Os cantos de trabalho têm diferentes funções dependendo da sociedade em que são criados. Eles podem ir da comemoração de feitos e eventos da natureza (boas colheitas, a chegada do verão), o estabelecimento de pontos geográficos e temporais (os animais, os rios, a floresta), a narrativa histórica de eventos marcantes, a luta pela vida e a dureza do cotidiano. No Brasil, essas canções se misturaram, receberam diferentes influências – antigas canções indígenas receberam letras em português, cantos africanos também, novas letras e músicas foram sendo criadas conforme o tempo e a necessidade.

O escritor paulistano Mario de Andrade (1893-1945) recolheu e escreveu sobre os cantos de trabalho em suas muitas pesquisas sobre o folclore. Para Mario, em 1929, existiam poucas cantigas coletivas no país. Mas, ao longo da vida, ele recolheu muitas canções tradicionais e populares, mostrando que essa era uma vasta área no Brasil. Encantou-se, curioso, em procurar uma conhecida canção do carregadores de pianos, muito comum no século 19, bastante ritmada, e fez o seguinte comentário, publicado na revista Imburana: “Até faz pouco, na Bahia, no Recife, no Rio, contam que os carregadores de piano cantavam juntos uma melopeia ritual quando transportavam o instrumento pela rua. Diziam que era pra não desafinar...”. 

Entre os cantos que recolheu para suas pesquisas estavam as cantigas referentes à abertura dos trabalhos de moagem da cana de açúcar nos engenhos do Nordeste. Uma delas dizia assim (mantive aqui a grafia adotada pelo escritor para registrar a letra dessas canções): 

Depois da cana caiana 
Muinto dotô so formô, 
Vou aprantâ a caiana 
Prá me formá em dotô.

Outra canção falava de amor enquanto os trabalhadores pegavam pesado na moagem: 

Essa noite tive um sonho, 
Sonho de munta alegria:
Que me casavam á força 
Com quem eu muito queria, 
Oh-lê-ôh-dá!...

Mas muitas das canções de trabalho tem uma história também nos dias de hoje, uma permanência – elas se transformaram em cantigas de crianças. As trabalhadoras, tendo de levar os filhos para campo ou para o armazém ou mesmo para moagem de cana de açúcar ou para secagem dos grãos de café, cantavam e distraíam as crianças, que aprendiam as melodias.

Os ritmos marcavam o trabalho. Muitas músicas eram assustadoras, falando de cotidiano recheado de monstros conhecidos (“Boi boi boi/ boi da cara preta/ pega essa criança/ que tem medo de careta), de ausências (Dorme nenê/ que a cuca vem pegar/ mamãe foi pra roça/ papai foi trabalhar), do próprio trabalho (Olê mulher rendeira/ Olê mulher rendá/ Tu me ensina a fazer renda/ que eu te ensino a namorar).

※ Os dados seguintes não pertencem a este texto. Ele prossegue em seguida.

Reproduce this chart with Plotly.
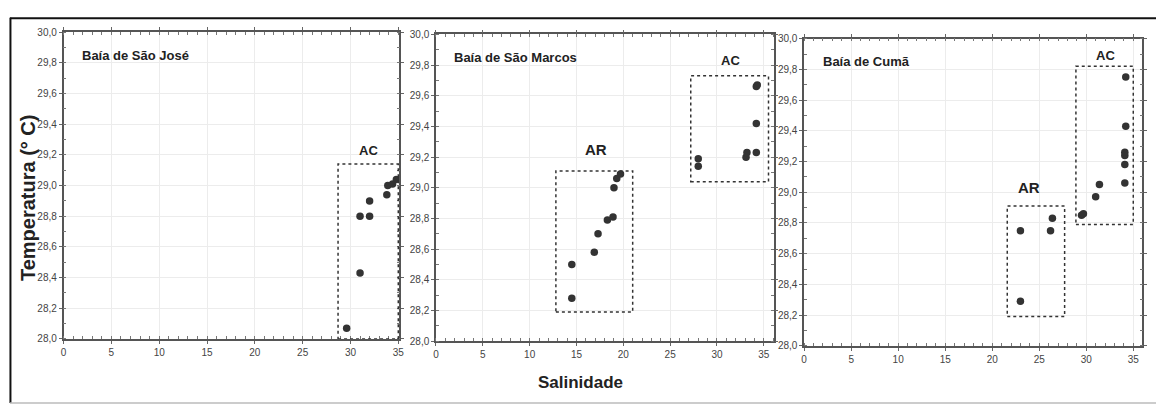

Escrever sobre os cantos do trabalho relacionados à alimentação é uma maneira de valorizar esse trabalho, de recuperar a importância de uma cultura tão rica. O cantar serve para amenizar um trabalho pesado. Muitas músicas e formas de cantar nascidas nas plantações foram incorporados pela indústria fonográfica, como foi o caso blues americano, que dos campos de algodão ganhou o mundo e tornou-se uma marca da cultura negra. 

Cantar no trabalho, no campo ou na cidade, é uma forma de sobreviver, resistir e criar.